◆ Set exercise ◆
Only the lines from the one containing "Recreate this image" through the one containing "Chart.register(...registerables);" should be output, both ends included and exactly as they appear, minus any pictures.

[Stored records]

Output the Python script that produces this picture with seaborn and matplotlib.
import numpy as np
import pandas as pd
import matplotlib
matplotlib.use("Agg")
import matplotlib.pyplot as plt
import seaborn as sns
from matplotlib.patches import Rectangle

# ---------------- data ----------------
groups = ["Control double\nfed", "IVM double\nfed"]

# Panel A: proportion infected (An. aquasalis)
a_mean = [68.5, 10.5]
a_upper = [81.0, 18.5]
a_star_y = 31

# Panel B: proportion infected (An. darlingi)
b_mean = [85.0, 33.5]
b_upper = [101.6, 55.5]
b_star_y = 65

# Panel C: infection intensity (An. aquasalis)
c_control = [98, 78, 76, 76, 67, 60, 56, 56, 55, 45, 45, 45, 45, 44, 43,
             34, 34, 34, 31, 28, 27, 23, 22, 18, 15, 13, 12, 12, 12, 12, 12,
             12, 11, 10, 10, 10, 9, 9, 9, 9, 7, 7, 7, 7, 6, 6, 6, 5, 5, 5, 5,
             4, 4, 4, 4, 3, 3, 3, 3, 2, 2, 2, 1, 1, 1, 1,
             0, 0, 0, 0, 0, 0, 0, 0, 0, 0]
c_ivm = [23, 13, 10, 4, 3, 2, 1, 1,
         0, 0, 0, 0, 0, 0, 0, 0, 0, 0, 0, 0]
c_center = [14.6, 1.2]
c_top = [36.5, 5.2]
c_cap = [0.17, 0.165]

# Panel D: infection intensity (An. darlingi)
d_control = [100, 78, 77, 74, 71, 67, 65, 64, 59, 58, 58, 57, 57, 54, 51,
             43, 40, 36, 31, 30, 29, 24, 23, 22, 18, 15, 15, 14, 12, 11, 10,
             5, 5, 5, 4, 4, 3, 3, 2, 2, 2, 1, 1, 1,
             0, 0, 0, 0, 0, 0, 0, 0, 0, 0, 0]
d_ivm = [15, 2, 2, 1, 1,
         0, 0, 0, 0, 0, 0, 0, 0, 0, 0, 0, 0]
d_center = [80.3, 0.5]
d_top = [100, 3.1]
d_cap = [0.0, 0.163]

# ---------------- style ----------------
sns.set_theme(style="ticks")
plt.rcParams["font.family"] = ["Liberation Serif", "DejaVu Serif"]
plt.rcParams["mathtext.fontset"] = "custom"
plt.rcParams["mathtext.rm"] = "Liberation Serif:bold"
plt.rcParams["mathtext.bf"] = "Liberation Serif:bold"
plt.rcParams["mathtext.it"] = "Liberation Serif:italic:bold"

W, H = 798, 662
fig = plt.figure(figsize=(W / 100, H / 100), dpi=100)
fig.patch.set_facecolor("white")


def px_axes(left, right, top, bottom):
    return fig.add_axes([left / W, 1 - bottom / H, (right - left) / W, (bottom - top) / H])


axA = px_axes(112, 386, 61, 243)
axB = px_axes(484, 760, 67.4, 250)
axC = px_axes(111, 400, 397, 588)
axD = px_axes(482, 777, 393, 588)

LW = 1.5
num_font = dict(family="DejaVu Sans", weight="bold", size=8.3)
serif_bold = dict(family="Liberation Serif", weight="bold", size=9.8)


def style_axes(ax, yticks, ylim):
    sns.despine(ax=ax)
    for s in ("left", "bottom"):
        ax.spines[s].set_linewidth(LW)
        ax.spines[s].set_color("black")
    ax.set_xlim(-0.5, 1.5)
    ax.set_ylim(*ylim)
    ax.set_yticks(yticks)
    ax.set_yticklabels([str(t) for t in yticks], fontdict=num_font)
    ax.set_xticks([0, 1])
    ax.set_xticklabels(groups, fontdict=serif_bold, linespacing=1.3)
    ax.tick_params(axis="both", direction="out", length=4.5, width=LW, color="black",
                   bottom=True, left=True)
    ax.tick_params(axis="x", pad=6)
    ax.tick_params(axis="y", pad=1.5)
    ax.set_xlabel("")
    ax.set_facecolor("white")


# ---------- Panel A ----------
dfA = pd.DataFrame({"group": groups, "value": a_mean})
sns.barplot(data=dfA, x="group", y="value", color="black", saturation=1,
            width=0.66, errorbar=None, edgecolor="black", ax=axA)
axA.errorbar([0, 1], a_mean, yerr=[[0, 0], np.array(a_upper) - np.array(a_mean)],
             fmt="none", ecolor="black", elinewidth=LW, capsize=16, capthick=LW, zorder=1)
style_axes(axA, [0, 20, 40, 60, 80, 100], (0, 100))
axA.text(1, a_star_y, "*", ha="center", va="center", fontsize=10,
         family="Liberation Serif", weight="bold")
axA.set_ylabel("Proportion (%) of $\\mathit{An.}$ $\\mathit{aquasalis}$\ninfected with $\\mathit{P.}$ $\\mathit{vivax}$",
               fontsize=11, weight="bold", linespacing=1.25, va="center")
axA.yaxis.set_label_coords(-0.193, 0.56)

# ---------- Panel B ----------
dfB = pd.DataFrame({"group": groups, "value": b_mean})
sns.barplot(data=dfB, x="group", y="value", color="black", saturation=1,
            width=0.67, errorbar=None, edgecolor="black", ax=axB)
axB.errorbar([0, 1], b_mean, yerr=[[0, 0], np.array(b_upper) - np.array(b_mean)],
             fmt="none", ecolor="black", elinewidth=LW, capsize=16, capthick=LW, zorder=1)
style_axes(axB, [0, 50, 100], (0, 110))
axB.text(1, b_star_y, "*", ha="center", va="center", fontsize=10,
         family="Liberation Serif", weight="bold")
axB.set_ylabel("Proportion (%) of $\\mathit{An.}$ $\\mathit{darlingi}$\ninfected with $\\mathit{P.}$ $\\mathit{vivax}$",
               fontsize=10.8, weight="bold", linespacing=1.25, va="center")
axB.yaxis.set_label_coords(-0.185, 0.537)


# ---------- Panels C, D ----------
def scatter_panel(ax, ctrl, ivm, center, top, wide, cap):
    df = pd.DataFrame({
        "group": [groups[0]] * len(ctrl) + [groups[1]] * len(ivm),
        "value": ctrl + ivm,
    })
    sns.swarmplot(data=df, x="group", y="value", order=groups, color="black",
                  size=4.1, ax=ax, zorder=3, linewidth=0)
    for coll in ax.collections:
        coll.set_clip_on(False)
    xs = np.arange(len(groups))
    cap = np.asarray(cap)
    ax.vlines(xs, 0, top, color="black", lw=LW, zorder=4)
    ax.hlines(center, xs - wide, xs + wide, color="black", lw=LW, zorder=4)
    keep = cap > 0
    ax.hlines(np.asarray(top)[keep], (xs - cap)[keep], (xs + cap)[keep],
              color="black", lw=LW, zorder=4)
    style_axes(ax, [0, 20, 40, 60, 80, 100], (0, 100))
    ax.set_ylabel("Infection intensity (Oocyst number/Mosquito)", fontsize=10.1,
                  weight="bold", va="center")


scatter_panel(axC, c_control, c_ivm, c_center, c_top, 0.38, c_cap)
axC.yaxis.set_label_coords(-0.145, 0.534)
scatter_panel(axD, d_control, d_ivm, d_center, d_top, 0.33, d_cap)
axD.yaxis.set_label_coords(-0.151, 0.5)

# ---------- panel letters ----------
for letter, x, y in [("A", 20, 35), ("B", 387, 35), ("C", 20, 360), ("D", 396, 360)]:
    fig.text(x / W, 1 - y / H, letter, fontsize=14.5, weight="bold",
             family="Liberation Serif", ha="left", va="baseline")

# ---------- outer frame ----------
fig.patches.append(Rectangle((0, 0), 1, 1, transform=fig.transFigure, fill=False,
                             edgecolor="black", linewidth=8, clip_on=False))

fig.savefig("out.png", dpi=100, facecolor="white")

* * *

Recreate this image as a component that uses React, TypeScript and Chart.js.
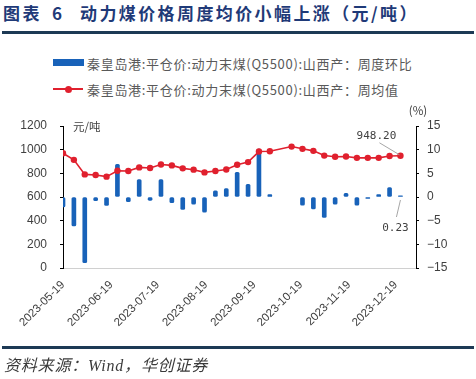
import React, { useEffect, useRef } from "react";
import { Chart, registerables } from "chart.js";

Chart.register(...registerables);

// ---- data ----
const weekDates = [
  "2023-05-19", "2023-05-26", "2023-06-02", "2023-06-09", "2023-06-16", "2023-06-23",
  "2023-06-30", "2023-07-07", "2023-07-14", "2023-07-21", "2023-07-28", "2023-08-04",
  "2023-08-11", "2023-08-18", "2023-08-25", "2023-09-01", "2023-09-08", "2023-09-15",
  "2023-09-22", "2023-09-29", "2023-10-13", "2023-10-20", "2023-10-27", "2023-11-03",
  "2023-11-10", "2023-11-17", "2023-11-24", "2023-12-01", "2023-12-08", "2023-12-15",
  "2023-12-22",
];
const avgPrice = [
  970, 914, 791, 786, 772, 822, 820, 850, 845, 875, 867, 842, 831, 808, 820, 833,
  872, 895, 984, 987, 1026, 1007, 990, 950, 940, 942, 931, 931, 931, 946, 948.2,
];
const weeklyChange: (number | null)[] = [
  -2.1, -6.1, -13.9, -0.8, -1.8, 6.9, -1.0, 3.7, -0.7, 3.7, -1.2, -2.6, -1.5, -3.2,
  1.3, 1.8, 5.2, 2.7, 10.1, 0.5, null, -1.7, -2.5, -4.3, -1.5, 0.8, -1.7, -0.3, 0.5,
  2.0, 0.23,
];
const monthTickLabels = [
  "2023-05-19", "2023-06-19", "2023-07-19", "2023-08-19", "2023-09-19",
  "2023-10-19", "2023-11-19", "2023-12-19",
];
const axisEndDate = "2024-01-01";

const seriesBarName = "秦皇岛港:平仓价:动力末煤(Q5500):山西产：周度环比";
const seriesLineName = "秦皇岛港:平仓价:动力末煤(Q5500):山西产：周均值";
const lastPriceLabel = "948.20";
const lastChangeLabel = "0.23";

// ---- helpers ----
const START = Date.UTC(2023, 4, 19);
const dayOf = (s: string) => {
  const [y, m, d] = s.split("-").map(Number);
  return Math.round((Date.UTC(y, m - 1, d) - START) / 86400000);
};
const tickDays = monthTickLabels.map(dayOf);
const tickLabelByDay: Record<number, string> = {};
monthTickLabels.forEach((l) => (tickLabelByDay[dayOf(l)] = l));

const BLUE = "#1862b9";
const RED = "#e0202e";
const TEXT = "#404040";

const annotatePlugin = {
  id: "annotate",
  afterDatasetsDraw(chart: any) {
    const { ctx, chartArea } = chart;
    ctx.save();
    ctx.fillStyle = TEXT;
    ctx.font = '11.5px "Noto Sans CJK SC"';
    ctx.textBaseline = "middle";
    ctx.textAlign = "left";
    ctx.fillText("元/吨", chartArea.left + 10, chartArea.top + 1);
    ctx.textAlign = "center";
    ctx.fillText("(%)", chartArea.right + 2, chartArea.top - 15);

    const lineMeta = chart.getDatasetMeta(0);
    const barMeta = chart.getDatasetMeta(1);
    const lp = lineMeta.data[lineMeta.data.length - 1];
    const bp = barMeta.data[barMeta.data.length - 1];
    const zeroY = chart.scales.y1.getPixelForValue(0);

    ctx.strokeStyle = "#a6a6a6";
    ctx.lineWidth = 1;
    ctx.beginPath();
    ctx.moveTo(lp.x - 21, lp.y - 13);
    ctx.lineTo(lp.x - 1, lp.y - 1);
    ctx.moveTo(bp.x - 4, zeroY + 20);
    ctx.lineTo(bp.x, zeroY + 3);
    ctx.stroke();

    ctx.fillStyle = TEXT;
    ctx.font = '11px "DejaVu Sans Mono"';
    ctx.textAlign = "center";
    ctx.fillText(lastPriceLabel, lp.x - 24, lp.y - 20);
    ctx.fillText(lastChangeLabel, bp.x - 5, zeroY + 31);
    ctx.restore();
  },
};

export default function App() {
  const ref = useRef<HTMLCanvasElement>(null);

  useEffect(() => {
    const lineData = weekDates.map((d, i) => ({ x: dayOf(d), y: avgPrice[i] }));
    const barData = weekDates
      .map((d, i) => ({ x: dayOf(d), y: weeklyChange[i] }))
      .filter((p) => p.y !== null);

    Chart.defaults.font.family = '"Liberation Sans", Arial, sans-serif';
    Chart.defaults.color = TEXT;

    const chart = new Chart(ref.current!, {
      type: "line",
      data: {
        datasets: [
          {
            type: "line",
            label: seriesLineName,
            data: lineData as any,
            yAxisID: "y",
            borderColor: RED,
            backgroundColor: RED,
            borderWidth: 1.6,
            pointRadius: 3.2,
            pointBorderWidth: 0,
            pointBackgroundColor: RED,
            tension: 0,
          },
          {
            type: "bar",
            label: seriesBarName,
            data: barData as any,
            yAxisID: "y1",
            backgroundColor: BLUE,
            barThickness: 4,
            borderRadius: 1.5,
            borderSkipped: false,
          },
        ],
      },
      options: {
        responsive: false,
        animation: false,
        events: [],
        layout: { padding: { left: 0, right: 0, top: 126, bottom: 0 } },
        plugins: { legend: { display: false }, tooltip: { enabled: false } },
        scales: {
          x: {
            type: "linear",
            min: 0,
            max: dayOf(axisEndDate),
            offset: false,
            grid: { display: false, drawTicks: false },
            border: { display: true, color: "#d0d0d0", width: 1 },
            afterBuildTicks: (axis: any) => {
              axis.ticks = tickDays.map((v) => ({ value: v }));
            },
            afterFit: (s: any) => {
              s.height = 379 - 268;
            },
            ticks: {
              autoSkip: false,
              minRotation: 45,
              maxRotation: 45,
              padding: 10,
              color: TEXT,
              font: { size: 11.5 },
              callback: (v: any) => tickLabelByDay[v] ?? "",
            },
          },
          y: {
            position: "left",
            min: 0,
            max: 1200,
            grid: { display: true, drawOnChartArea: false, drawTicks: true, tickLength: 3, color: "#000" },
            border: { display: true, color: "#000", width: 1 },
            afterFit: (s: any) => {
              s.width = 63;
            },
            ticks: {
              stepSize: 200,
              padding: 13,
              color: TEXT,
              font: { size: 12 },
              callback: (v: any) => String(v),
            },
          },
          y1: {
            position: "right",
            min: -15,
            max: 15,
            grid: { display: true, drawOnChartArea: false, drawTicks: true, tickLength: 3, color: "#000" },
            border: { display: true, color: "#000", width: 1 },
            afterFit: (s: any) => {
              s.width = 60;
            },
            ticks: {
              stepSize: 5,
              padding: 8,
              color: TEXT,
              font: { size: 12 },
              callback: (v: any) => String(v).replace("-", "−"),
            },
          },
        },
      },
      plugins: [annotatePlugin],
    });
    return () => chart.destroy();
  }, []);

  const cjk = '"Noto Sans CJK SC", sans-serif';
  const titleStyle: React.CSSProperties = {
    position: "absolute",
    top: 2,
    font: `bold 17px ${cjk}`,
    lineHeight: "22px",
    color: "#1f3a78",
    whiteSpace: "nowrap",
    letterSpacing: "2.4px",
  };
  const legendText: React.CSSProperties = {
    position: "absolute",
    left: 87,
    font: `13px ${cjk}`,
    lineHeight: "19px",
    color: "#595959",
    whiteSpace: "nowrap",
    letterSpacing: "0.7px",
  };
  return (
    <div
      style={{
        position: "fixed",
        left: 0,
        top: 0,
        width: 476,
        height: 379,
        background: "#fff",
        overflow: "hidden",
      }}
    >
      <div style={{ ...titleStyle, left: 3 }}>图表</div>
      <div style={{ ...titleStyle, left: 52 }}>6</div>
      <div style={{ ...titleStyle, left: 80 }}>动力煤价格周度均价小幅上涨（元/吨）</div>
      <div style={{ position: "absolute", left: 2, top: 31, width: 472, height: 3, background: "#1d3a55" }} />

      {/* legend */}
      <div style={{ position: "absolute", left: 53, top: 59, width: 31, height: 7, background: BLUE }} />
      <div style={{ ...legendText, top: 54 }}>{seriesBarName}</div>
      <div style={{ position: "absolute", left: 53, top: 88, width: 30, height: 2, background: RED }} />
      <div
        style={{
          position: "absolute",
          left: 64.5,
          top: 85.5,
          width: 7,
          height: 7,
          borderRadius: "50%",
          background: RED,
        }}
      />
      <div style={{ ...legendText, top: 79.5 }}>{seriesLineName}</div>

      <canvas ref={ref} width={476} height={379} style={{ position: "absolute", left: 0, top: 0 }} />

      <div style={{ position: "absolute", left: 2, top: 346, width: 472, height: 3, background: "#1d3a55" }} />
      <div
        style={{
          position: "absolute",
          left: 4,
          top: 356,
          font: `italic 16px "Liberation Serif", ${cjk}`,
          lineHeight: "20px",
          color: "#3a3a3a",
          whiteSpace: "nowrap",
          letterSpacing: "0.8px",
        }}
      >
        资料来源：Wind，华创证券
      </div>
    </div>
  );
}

---

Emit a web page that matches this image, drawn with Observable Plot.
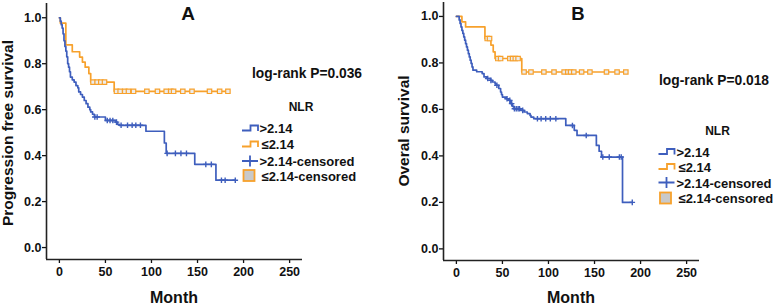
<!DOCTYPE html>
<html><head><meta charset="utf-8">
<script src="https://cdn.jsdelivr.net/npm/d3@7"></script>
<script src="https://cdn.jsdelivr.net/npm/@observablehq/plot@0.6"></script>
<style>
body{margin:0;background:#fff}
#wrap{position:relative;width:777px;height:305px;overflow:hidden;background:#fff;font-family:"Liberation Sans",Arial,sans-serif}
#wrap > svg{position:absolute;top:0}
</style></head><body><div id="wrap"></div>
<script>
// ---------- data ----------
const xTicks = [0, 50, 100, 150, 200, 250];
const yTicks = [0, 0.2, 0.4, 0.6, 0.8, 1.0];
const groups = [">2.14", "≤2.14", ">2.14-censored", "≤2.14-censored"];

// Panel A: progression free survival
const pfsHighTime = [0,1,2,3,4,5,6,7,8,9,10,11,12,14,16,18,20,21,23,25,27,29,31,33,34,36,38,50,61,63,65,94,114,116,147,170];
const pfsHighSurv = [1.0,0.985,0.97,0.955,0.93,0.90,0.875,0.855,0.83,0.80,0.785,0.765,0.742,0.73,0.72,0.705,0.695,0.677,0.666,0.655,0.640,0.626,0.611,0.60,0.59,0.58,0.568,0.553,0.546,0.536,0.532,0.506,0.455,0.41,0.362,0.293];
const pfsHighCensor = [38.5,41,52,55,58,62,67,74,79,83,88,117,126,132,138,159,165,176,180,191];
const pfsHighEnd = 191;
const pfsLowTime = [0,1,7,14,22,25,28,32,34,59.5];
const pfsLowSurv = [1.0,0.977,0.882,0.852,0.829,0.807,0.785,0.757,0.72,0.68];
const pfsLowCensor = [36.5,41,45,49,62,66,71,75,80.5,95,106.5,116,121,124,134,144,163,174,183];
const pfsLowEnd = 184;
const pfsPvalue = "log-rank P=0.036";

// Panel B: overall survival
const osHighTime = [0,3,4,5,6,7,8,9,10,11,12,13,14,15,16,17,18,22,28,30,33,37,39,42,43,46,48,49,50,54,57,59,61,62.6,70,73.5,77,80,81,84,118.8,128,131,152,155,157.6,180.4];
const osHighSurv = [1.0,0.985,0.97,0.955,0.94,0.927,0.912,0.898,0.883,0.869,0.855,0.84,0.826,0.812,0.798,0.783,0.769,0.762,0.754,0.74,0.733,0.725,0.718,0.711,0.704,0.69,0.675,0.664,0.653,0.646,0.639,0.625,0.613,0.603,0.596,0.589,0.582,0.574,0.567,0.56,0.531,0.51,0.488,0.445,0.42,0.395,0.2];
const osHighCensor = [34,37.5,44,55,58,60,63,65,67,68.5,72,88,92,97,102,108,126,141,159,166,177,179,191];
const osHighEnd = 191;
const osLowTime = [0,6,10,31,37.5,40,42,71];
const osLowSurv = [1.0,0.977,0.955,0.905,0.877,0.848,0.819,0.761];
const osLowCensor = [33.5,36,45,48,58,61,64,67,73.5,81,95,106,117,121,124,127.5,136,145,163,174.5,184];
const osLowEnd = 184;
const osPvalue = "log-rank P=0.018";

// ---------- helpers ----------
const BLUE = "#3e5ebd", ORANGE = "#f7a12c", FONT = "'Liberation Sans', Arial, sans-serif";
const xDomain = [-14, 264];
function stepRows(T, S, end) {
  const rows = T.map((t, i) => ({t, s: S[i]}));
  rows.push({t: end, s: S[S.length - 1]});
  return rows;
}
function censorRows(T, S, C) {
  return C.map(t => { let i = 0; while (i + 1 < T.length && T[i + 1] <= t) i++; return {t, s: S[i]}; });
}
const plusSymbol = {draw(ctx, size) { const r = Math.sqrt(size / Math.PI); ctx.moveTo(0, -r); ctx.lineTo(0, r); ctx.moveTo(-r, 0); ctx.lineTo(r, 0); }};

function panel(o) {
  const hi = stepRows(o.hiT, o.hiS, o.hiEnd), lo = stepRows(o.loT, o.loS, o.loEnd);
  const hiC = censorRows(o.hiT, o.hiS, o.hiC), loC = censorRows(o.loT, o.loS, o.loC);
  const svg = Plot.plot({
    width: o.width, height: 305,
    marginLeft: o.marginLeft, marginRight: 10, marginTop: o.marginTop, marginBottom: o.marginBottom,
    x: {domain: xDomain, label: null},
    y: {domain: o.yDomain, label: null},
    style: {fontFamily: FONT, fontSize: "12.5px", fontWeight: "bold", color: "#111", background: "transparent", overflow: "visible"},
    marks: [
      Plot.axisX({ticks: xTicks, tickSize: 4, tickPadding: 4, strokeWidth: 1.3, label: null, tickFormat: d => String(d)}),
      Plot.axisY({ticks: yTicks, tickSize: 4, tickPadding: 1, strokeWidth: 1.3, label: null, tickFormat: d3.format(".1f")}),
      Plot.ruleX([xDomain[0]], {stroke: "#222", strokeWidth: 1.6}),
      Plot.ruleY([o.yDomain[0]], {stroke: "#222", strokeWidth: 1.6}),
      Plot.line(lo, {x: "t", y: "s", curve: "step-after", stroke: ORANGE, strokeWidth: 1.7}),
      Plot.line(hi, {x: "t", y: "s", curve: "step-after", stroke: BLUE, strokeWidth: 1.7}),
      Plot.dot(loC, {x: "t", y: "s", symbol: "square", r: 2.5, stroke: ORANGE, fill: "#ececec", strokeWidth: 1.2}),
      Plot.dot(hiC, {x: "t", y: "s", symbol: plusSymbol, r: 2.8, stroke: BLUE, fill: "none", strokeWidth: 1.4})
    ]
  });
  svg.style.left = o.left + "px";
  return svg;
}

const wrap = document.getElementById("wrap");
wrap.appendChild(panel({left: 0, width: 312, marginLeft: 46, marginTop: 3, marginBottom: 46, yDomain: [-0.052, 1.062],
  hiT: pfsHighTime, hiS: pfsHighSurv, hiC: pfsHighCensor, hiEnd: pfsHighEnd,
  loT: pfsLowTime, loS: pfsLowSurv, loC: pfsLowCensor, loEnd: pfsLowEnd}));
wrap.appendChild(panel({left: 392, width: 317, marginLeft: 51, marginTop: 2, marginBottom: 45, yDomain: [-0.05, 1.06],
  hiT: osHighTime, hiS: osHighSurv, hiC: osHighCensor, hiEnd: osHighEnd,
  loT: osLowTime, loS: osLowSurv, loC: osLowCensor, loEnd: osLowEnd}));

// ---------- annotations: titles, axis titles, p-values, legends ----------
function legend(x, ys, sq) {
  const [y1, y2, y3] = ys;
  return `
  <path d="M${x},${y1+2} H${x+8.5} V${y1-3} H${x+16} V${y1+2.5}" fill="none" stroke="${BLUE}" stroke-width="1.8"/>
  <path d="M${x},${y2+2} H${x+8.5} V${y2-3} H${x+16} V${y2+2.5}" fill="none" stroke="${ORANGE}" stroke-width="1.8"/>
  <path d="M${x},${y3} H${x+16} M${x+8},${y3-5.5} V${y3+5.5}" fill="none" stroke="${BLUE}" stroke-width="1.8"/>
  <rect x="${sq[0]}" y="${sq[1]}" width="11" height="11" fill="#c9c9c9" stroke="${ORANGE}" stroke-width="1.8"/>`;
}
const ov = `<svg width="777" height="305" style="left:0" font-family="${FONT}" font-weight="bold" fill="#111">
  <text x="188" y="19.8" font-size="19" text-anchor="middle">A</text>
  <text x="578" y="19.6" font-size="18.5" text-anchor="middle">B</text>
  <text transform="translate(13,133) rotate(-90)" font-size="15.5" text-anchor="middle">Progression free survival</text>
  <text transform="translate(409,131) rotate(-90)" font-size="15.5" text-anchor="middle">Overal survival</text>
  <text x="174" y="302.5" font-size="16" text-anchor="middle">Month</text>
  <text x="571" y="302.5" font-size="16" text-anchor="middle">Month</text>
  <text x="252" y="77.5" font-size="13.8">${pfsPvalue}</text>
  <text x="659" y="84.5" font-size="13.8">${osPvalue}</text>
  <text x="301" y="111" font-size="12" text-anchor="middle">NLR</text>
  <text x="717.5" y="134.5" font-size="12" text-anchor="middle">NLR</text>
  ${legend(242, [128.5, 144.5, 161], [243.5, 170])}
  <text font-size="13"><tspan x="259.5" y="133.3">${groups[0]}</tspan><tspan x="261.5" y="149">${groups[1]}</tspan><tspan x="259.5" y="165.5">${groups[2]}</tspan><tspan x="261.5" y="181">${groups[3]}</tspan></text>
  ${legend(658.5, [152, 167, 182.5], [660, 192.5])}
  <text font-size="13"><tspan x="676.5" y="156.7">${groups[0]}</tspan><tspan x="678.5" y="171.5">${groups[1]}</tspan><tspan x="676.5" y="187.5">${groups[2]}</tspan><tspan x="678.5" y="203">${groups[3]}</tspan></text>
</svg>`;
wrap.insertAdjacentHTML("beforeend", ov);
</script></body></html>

◆ Complete answer ◆
Recreate this image as a component that uses React, TypeScript and Chart.js.
import React, { useEffect, useRef } from "react";
import { Chart, registerables } from "chart.js";

Chart.register(...registerables);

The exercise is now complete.